Aside from the stereotype that the British are obsessed with the weather – (in my book it can’t be a stereotype because it’s true) – for an allotmenteer or a gardener weather matters big-time. Weeks of preparation and nurturing of young tender plants can be ruined in a night, but the difference between gardening and allotments is that gardens are adjacent to the house and so a last ditch trip outside in the dark can save the day.  On an allotment there’s a risk that you’ll wake up half a mile from the ruins.  Madame used to work at an apple research station where in one experiment , during blossom time, they would spray a fine water mist over the trees because paradoxically it didn’t damage but protected the crop even when, at dawn, the orchards were a fairyland of icicles – much loved by local TV crews when it was a slow news day.   The ice would melt, the trees would shrug and life went on. Historically, less high-tech solutions would be strategically placed bonfires, and on our allotments we’ve fixed fabric barriers to slow the frost that rolls down the hill and parks itself over us. It’s easier when the trees at the top of the site come into leaf; but in gardening the best you can ever do is slow things down to avoid the worst of the risk. Nets, cloches and fleece are all lifesavers – but only if you remember to put them out.

On the internet – which, like Shakespeare, has a lot to answer for, you can gather an array of last frost dates and this morning when I looked I saw that one gardening site has moved our last date back by a week to the ‘end of April’. Good news if it’s true but I’ve got May 6th in my diary for the last time our runner beans got slaughtered and so that’s the date we’ll go with here at the Potwell Inn, thank you very much. The thing about frost is that it can be ridiculously local – down to the corner of a field. Here as in so many things, local knowledge beats Google hands down.
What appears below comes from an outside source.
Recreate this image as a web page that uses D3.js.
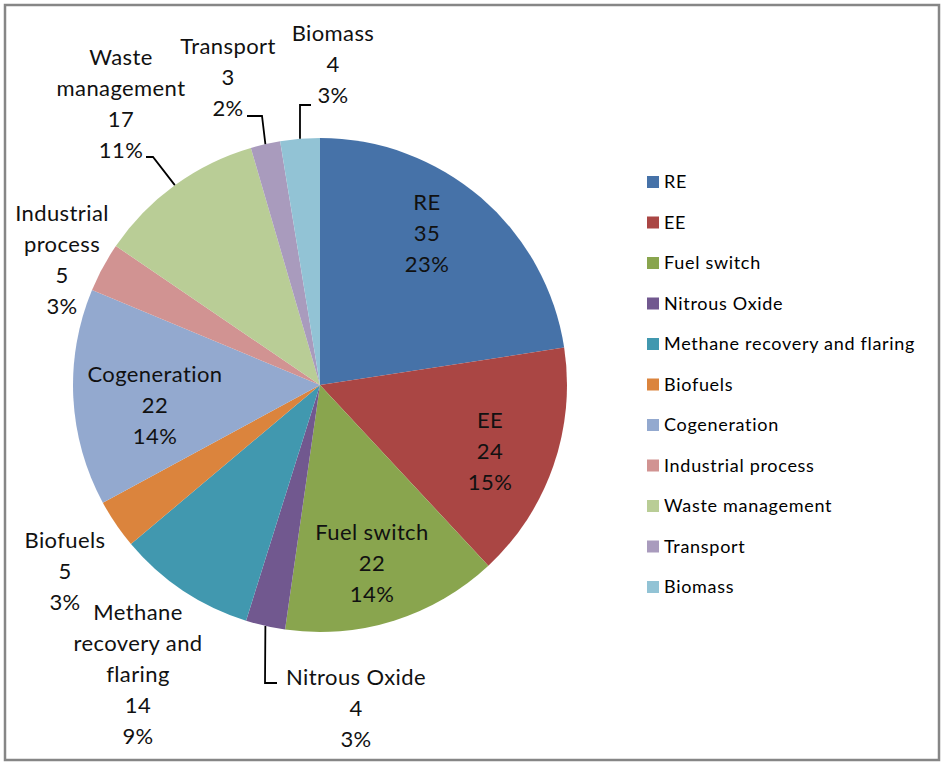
<!DOCTYPE html>
<html>
<head>
<meta charset="utf-8">
<script src="https://cdn.jsdelivr.net/npm/d3@7.9.0/dist/d3.min.js"></script>
<style>
  html, body { margin: 0; padding: 0; background: #fff; }
  svg { display: block; font-family: Lato, 'Open Sans', sans-serif; }
</style>
</head>
<body>
<svg id="chart" width="944" height="763"></svg>
<script>
// chart data
const categories = ['RE', 'EE', 'Fuel switch', 'Nitrous Oxide', 'Methane recovery and flaring',
  'Biofuels', 'Cogeneration', 'Industrial process', 'Waste management', 'Transport', 'Biomass'];
const values = [35, 24, 22, 4, 14, 5, 22, 5, 17, 3, 4];
const colors = ['#4672a8', '#aa4644', '#89a54e', '#71588f', '#4198af', '#db843d',
  '#93a9cf', '#d19392', '#b9cd96', '#a99bbd', '#92c3d5'];

// how each data label is broken into lines (name part)
const labelNames = [['RE'], ['EE'], ['Fuel switch'], ['Nitrous Oxide'], ['Methane', 'recovery and', 'flaring'],
  ['Biofuels'], ['Cogeneration'], ['Industrial', 'process'], ['Waste', 'management'], ['Transport'], ['Biomass']];

// label placement (centre x, first line y), roughly where excel put them
const labelPos = {
  'RE': [427, 202],
  'EE': [490, 420],
  'Fuel switch': [372, 532],
  'Nitrous Oxide': [356, 677],
  'Methane recovery and flaring': [138, 612],
  'Biofuels': [65, 540],
  'Cogeneration': [155, 374],
  'Industrial process': [62, 213],
  'Waste management': [121, 57],
  'Transport': [228, 46],
  'Biomass': [333, 33]
};

// leader lines: elbow point and end point next to the label
const leaders = {
  'Nitrous Oxide': [[265, 683], [277, 683]],
  'Waste management': [[153, 157], [146, 157]],
  'Transport': [[262, 116], [247, 116]],
  'Biomass': [[300, 105], [311, 105]]
};

const width = 944;
const height = 763;
const cx = 320, cy = 385, radius = 247;
const lineH = 31;

const svg = d3.select('#chart');

// outer frame
svg.append('rect')
  .attr('x', 5).attr('y', 5)
  .attr('width', 934).attr('height', 755)
  .attr('fill', '#fff')
  .attr('stroke', '#868686')
  .attr('stroke-width', 2.5);

const data = categories.map((c, i) => ({ name: c, value: values[i], color: colors[i], lines: labelNames[i] }));
const total = d3.sum(values);

const pie = d3.pie().value(d => d.value).sort(null);
const arcs = pie(data);
const arc = d3.arc().innerRadius(0).outerRadius(radius);

const g = svg.append('g').attr('transform', `translate(${cx},${cy})`);

g.selectAll('path')
  .data(arcs)
  .join('path')
  .attr('d', arc)
  .attr('fill', d => d.data.color);

// leader lines, from the middle of the slice edge
const lineGen = d3.line();
arcs.filter(d => leaders[d.data.name]).forEach(d => {
  const mid = (d.startAngle + d.endAngle) / 2;
  const p0 = [cx + radius * Math.sin(mid), cy - radius * Math.cos(mid)];
  const pts = [p0, ...leaders[d.data.name]];
  svg.append('path')
    .attr('d', lineGen(pts))
    .attr('fill', 'none')
    .attr('stroke', '#000')
    .attr('stroke-width', 1.8);
});

// data labels: name / value / percent
const fmtPct = v => Math.round(v / total * 100) + '%';
const labels = svg.append('g').attr('class', 'labels');
data.forEach(d => {
  const [x, y] = labelPos[d.name];
  const rows = [...d.lines, String(d.value), fmtPct(d.value)];
  const t = labels.append('text')
    .attr('text-anchor', 'middle')
    .attr('font-size', 22)
    .attr('letter-spacing', 0.4)
    .attr('fill', '#111');
  rows.forEach((r, i) => {
    t.append('tspan')
      .attr('x', x)
      .attr('y', y + i * lineH)
      .attr('dy', '0.35em')
      .text(r);
  });
});

// legend
const legend = svg.append('g').attr('class', 'legend');
const legendY = d3.scalePoint().domain(categories).range([182, 587]);
const item = legend.selectAll('g')
  .data(data)
  .join('g')
  .attr('transform', d => `translate(647, ${legendY(d.name)})`);

item.append('rect')
  .attr('x', 0).attr('y', -6)
  .attr('width', 12).attr('height', 12)
  .attr('fill', d => d.color);

item.append('text')
  .attr('x', 17)
  .attr('dy', '0.35em')
  .attr('font-size', 18)
  .attr('letter-spacing', 0.7)
  .attr('fill', '#000')
  .text(d => d.name);
</script>
</body>
</html>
All the gardening books talk about ‘hardening off’, but I think I prefer the term ‘tempering’. Plants are funny creatures and a large part of so-called ‘green fingers’ is being able to read their moods.  At this time of the year we’ve raised almost all of our tender plants in the propagators and then they go through a slow progression through the warmth and sunshine of the tables against south facing windows and into the hallway which has a softer light and is probably seven or eight degrees cooler, and thence to the unheated greenhouse followed by days outside and nights inside. It can take several weeks to go through this tempering process and all the while we’re watching the weather. Last week we moved some chillies into the hall and, after a couple of days, we could see that in some indefinable way they weren’t happy.  Moved back inside they said ‘thank you very much’ and got on with their lives. ‘Hardening off’ suggests a rather harsh, one-off life lesson centred solely on temperature,  ‘Tempering’, on the other hand feels more like education; a preparation for life outside in the beds.

Inevitably there’s a brief pause between the sowing of seeds indoors and the planting out, perhaps a month later. Meanwhile there are always last minute preparations to the beds, harvesting the early risers and feeding the fruit trees. For the third year running we’re enjoying a sunny few weeks in April, although this year it’s been a bit compromised by cool easterly and north-easterly winds. But you can’t have it all – the south-westerlies are the best bearers of rain and so we also spend quite a lot of time watering the recently planted out hardy seedlings. Even in the harshest of times – and these are harsh indeed, the modalities of sun, rain and earth remind us that there’s a bigger story that won’t go away. Every day, as gardeners, we learn that we must relinquish any dreams of control over these great forces and do as the Taoists do – learn to trust and move with them.